Task directions ▸ Only the lines from the top of the listing below to the line that has "import * as d3 from 'd3';" should be echoed, with both ends kept and pictures left out.

Collected material ▸
-------------------------
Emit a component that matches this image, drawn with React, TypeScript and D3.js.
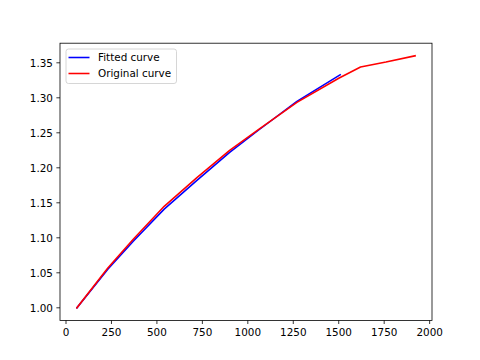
import React from 'react';
import * as d3 from 'd3';

// original measured curve
const originalX = [60, 230, 370, 540, 720, 900, 1060, 1270, 1500, 1620, 1760, 1920];
const originalY = [1.0, 1.057, 1.098, 1.145, 1.186, 1.225, 1.255, 1.2935, 1.328, 1.344, 1.351, 1.36];

// fitted curve
const fittedX = [60, 230, 370, 540, 720, 900, 1060, 1270, 1508];
const fittedY = [1.0, 1.055, 1.095, 1.141, 1.182, 1.222, 1.254, 1.295, 1.333];

const xTicks = [0, 250, 500, 750, 1000, 1250, 1500, 1750, 2000];
const yTicks = [1.0, 1.05, 1.1, 1.15, 1.2, 1.25, 1.3, 1.35];

const width = 480;
const height = 360;
const left = 60;
const right = 432;
const top = 43.2;
const bottom = 320.4;
const font = 'DejaVu Sans, sans-serif';
const fontSize = 10.4;
const tickLen = 3.6;

export default function App() {
    const allX = originalX.concat(fittedX);
    const allY = originalY.concat(fittedY);
    const [x0, x1] = d3.extent(allX) as [number, number];
    const [y0, y1] = d3.extent(allY) as [number, number];
    const px = (x1 - x0) * 0.05;
    const py = (y1 - y0) * 0.05;

    const x = d3.scaleLinear().domain([x0 - px, x1 + px]).range([left, right]);
    const y = d3.scaleLinear().domain([y0 - py, y1 + py]).range([bottom, top]);

    const line = d3.line<[number, number]>()
        .x(d => x(d[0]))
        .y(d => y(d[1]));

    const fitted = fittedX.map((v, i) => [v, fittedY[i]] as [number, number]);
    const original = originalX.map((v, i) => [v, originalY[i]] as [number, number]);

    const legendItems = [
        { label: 'Fitted curve', color: '#0000ff' },
        { label: 'Original curve', color: '#ff0000' },
    ];

    return (
        <svg width={width} height={height} style={{ position: 'absolute', left: 0, top: 0, background: '#fff' }}>
            <rect x={0} y={0} width={width} height={height} fill="#fff" />
            <path d={line(fitted) || ''} fill="none" stroke="#0000ff" strokeWidth={1.56} strokeLinejoin="round" strokeLinecap="square" />
            <path d={line(original) || ''} fill="none" stroke="#ff0000" strokeWidth={1.56} strokeLinejoin="round" strokeLinecap="square" />

            <rect x={left} y={top} width={right - left} height={bottom - top} fill="none" stroke="#000" strokeWidth={0.8} />

            {xTicks.map(t => (
                <g key={'x' + t} transform={`translate(${x(t)},${bottom})`}>
                    <line y2={tickLen} stroke="#000" strokeWidth={0.8} />
                    <text y={tickLen + 3.5 + fontSize * 0.78} textAnchor="middle" fontFamily={font} fontSize={fontSize}>{t}</text>
                </g>
            ))}
            {yTicks.map(t => (
                <g key={'y' + t} transform={`translate(${left},${y(t)})`}>
                    <line x2={-tickLen} stroke="#000" strokeWidth={0.8} />
                    <text x={-tickLen - 3.5} dy="0.36em" textAnchor="end" fontFamily={font} fontSize={fontSize}>{d3.format('.2f')(t)}</text>
                </g>
            ))}

            <g transform="translate(66,49)">
                <rect width={110.5} height={34.5} rx={2.5} fill="#fff" fillOpacity={0.8} stroke="#cccccc" strokeWidth={0.8} />
                {legendItems.map((d, i) => (
                    <g key={d.label} transform={`translate(0,${8.5 + i * 16})`}>
                        <line x1={2.5} x2={23.5} y1={0} y2={0} stroke={d.color} strokeWidth={1.56} />
                        <text x={32} dy="0.36em" fontFamily={font} fontSize={fontSize}>{d.label}</text>
                    </g>
                ))}
            </g>
        </svg>
    );
}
-------------------------
Worked solution ▸
Emit a component that matches this image, drawn with React, TypeScript and D3.js.
import React from 'react';
import * as d3 from 'd3';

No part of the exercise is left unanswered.